Sometimes, authentic Florida adventures lead you to places you never knew existed. On this particular day, I followed my “nose” and allowed “real” Florida to guide me. I landed just where I was meant to be and by doing so, discovered an enchanting historical area of Florida.
The state’s northeast corner between Jacksonville and Fernandina Beach where the St. John’s River meets the Atlantic Ocean, is an area filled with marshes, bluffs, sand dunes, beaches and waterways. I got there by taking Hwy. I-95 to Heckscher Drive (Hwy. A1A) and continuing north along the Atlantic coast.
Ft. George Island oak canopy
As a Florida gal, I naturally gravitate towards islands. So, when I saw the sign for Ft. George Island State Park, I made the turn. Nestled in the coastal marshes of the St. John’s estuary, a dirt road takes you on a full loop around the island. An overhanging thick canopy of majestic oak trees will give you an instant “feel” of old Florida. The experience of being in this stunning tree cathedral is reason enough to go to Ft. George Island, considered one of the most spectacular oak hammocks in all of Florida.

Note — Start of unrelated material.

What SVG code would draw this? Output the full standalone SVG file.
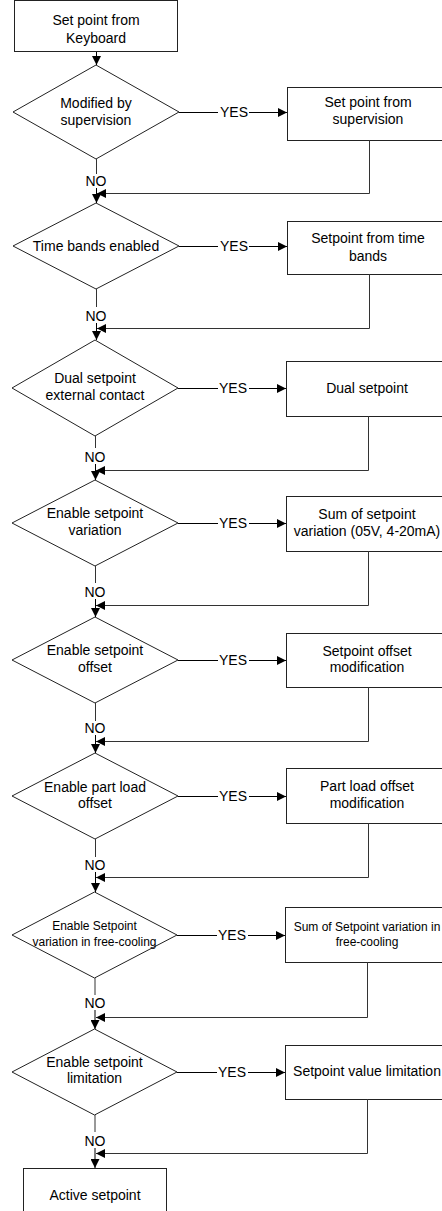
<svg xmlns="http://www.w3.org/2000/svg" width="442" height="1211" viewBox="0 0 442 1211">
<style>
text{font-family:"Liberation Sans",Arial,sans-serif;font-size:14px;text-anchor:middle;fill:#000}
.sm{font-size:12px}
.shape{fill:#fff;stroke:#222;stroke-width:1}
.ln{fill:none;stroke:#000;stroke-width:1}
.ret{fill:none;stroke:#333;stroke-width:1}
</style>
<defs>
<marker id="ah" markerUnits="userSpaceOnUse" markerWidth="10" markerHeight="9" refX="9" refY="4.5" orient="auto"><path d="M0,0 L9,4.5 L0,9 z" fill="#000"/></marker>
</defs>
<rect width="442" height="1211" fill="#fff"/>

<g id="n-keyboard"><rect class="shape" x="14.5" y="0.5" width="163" height="51"/><text x="96" y="25">Set point from</text><text x="96" y="43">Keyboard</text></g>

<g id="d1"><polygon class="shape" points="96,65 179,112 96,159 13,112"/><text x="96" y="108">Modified by</text><text x="96" y="125">supervision</text></g>
<g id="b1"><rect class="shape" x="287.5" y="87.5" width="162" height="53"/><text x="368" y="107">Set point from</text><text x="368" y="124">supervision</text></g>

<g id="d2"><polygon class="shape" points="96,203 179,246 96,289 13,246"/><text x="96" y="251">Time bands enabled</text></g>
<g id="b2"><rect class="shape" x="287.5" y="221.5" width="162" height="53"/><text x="368" y="243">Setpoint from time</text><text x="368" y="261">bands</text></g>

<g id="d3"><polygon class="shape" points="95,340 178,388 95,436 12,388"/><text x="95" y="383">Dual setpoint</text><text x="95" y="400">external contact</text></g>
<g id="b3"><rect class="shape" x="286.5" y="361.5" width="162" height="55"/><text x="367" y="393">Dual setpoint</text></g>

<g id="d4"><polygon class="shape" points="95,480 178,523 95,566 12,523"/><text x="95" y="518">Enable setpoint</text><text x="95" y="535">variation</text></g>
<g id="b4"><rect class="shape" x="286.5" y="496.5" width="162" height="55"/><text x="367" y="519">Sum of setpoint</text><text x="367" y="536">variation (05V, 4-20mA)</text></g>

<g id="d5"><polygon class="shape" points="95,617 178,660 95,703 12,660"/><text x="95" y="655">Enable setpoint</text><text x="95" y="672">offset</text></g>
<g id="b5"><rect class="shape" x="286.5" y="633.5" width="162" height="54"/><text x="367" y="656">Setpoint offset</text><text x="367" y="672">modification</text></g>

<g id="d6"><polygon class="shape" points="95,753 178,796 95,839 12,796"/><text x="95" y="792">Enable part load</text><text x="95" y="808">offset</text></g>
<g id="b6"><rect class="shape" x="286.5" y="768.5" width="162" height="55"/><text x="367" y="791">Part load offset</text><text x="367" y="808">modification</text></g>

<g id="d7"><polygon class="shape" points="94.5,892 177,935 94.5,978 12,935"/><text class="sm" x="94.5" y="930">Enable Setpoint</text><text class="sm" x="94.5" y="946">variation in free-cooling</text></g>
<g id="b7"><rect class="shape" x="285.5" y="907.5" width="162" height="55"/><text class="sm" x="367" y="931">Sum of Setpoint variation in</text><text class="sm" x="367" y="946">free-cooling</text></g>

<g id="d8"><polygon class="shape" points="94.5,1029 177,1072 94.5,1115 12,1072"/><text x="94.5" y="1067">Enable setpoint</text><text x="94.5" y="1083">limitation</text></g>
<g id="b8"><rect class="shape" x="285.5" y="1045.5" width="162" height="54"/><text x="367" y="1076">Setpoint value limitation</text></g>

<g id="n-active"><rect class="shape" x="23.5" y="1168.5" width="143" height="52"/><text x="95" y="1200">Active setpoint</text></g>

<g id="connectors">
<line class="ln" x1="96.5" y1="52" x2="96.5" y2="65" marker-end="url(#ah)"/>

<line class="ln" x1="179" y1="112.5" x2="218" y2="112.5"/><text x="234" y="117">YES</text><line class="ln" x1="249" y1="112.5" x2="287" y2="112.5" marker-end="url(#ah)"/>
<line class="ret" x1="96.5" y1="159" x2="96.5" y2="174"/><text x="96" y="186">NO</text><line class="ln" x1="96.5" y1="188" x2="96.5" y2="203" marker-end="url(#ah)"/>
<polyline class="ret" points="369.5,140 369.5,193.5 97,193.5" marker-end="url(#ah)"/>

<line class="ln" x1="179" y1="246.5" x2="218" y2="246.5"/><text x="234" y="251">YES</text><line class="ln" x1="249" y1="246.5" x2="287" y2="246.5" marker-end="url(#ah)"/>
<line class="ret" x1="96.5" y1="289" x2="96.5" y2="307"/><text x="96" y="321">NO</text><line class="ln" x1="96.5" y1="323" x2="96.5" y2="340" marker-end="url(#ah)"/>
<polyline class="ret" points="369.5,274 369.5,328.5 97,328.5" marker-end="url(#ah)"/>

<line class="ln" x1="178" y1="388.5" x2="218" y2="388.5"/><text x="233" y="393">YES</text><line class="ln" x1="249" y1="388.5" x2="286" y2="388.5" marker-end="url(#ah)"/>
<line class="ret" x1="95.5" y1="436" x2="95.5" y2="448"/><text x="95" y="462">NO</text><line class="ln" x1="95.5" y1="464" x2="95.5" y2="480" marker-end="url(#ah)"/>
<polyline class="ret" points="368.5,416 368.5,470.5 96,470.5" marker-end="url(#ah)"/>

<line class="ln" x1="178" y1="523.5" x2="218" y2="523.5"/><text x="233" y="528">YES</text><line class="ln" x1="249" y1="523.5" x2="286" y2="523.5" marker-end="url(#ah)"/>
<line class="ret" x1="95.5" y1="566" x2="95.5" y2="583"/><text x="95" y="597">NO</text><line class="ln" x1="95.5" y1="599" x2="95.5" y2="617" marker-end="url(#ah)"/>
<polyline class="ret" points="368.5,551 368.5,605.5 96,605.5" marker-end="url(#ah)"/>

<line class="ln" x1="178" y1="660.5" x2="218" y2="660.5"/><text x="233" y="665">YES</text><line class="ln" x1="249" y1="660.5" x2="286" y2="660.5" marker-end="url(#ah)"/>
<line class="ret" x1="95.5" y1="703" x2="95.5" y2="721"/><text x="95" y="733">NO</text><line class="ln" x1="95.5" y1="735" x2="95.5" y2="753" marker-end="url(#ah)"/>
<polyline class="ret" points="368.5,687 368.5,741.5 96,741.5" marker-end="url(#ah)"/>

<line class="ln" x1="178" y1="796.5" x2="218" y2="796.5"/><text x="233" y="801">YES</text><line class="ln" x1="249" y1="796.5" x2="286" y2="796.5" marker-end="url(#ah)"/>
<line class="ret" x1="95.5" y1="839" x2="95.5" y2="857"/><text x="95" y="870">NO</text><line class="ln" x1="95.5" y1="872" x2="95.5" y2="892" marker-end="url(#ah)"/>
<polyline class="ret" points="368.5,823 368.5,877.5 96,877.5" marker-end="url(#ah)"/>

<line class="ln" x1="177" y1="935.5" x2="217" y2="935.5"/><text x="232" y="940">YES</text><line class="ln" x1="248" y1="935.5" x2="285" y2="935.5" marker-end="url(#ah)"/>
<line class="ret" x1="95" y1="978" x2="95" y2="995"/><text x="95" y="1008">NO</text><line class="ln" x1="95" y1="1010" x2="95" y2="1029" marker-end="url(#ah)"/>
<polyline class="ret" points="367.5,962 367.5,1017.5 96,1017.5" marker-end="url(#ah)"/>

<line class="ln" x1="177" y1="1072.5" x2="217" y2="1072.5"/><text x="232" y="1077">YES</text><line class="ln" x1="248" y1="1072.5" x2="285" y2="1072.5" marker-end="url(#ah)"/>
<line class="ret" x1="95" y1="1115" x2="95" y2="1132"/><text x="95" y="1146">NO</text><line class="ln" x1="95" y1="1148" x2="95" y2="1168" marker-end="url(#ah)"/>
<polyline class="ret" points="367.5,1099 367.5,1153.5 96,1153.5" marker-end="url(#ah)"/>
</g>
</svg>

Ft. George Island coastal marshes
Ft. George Island’s History
The short history of the Ft. George Island begins with the pre-Columbian Timucua Indians who settled along the Atlantic Ocean (including Central, North Florida and Georgia). Using the intricate network of waterways and marshes for transportation and their livelihood they hunted, fished, gathered shellfish, oysters and clams. The discarded shells created massive mounds, or middens, that are found throughout the island. The Timucuan Ecological and Historical Preserve of over 46,000 acres includes Ft. George Island, Talbot State Parks, and other associated public and private lands. The Timucuan Visitor Center will give you an overview of the preserve and more reasons to explore the fascinating lives of the indigenous tribe.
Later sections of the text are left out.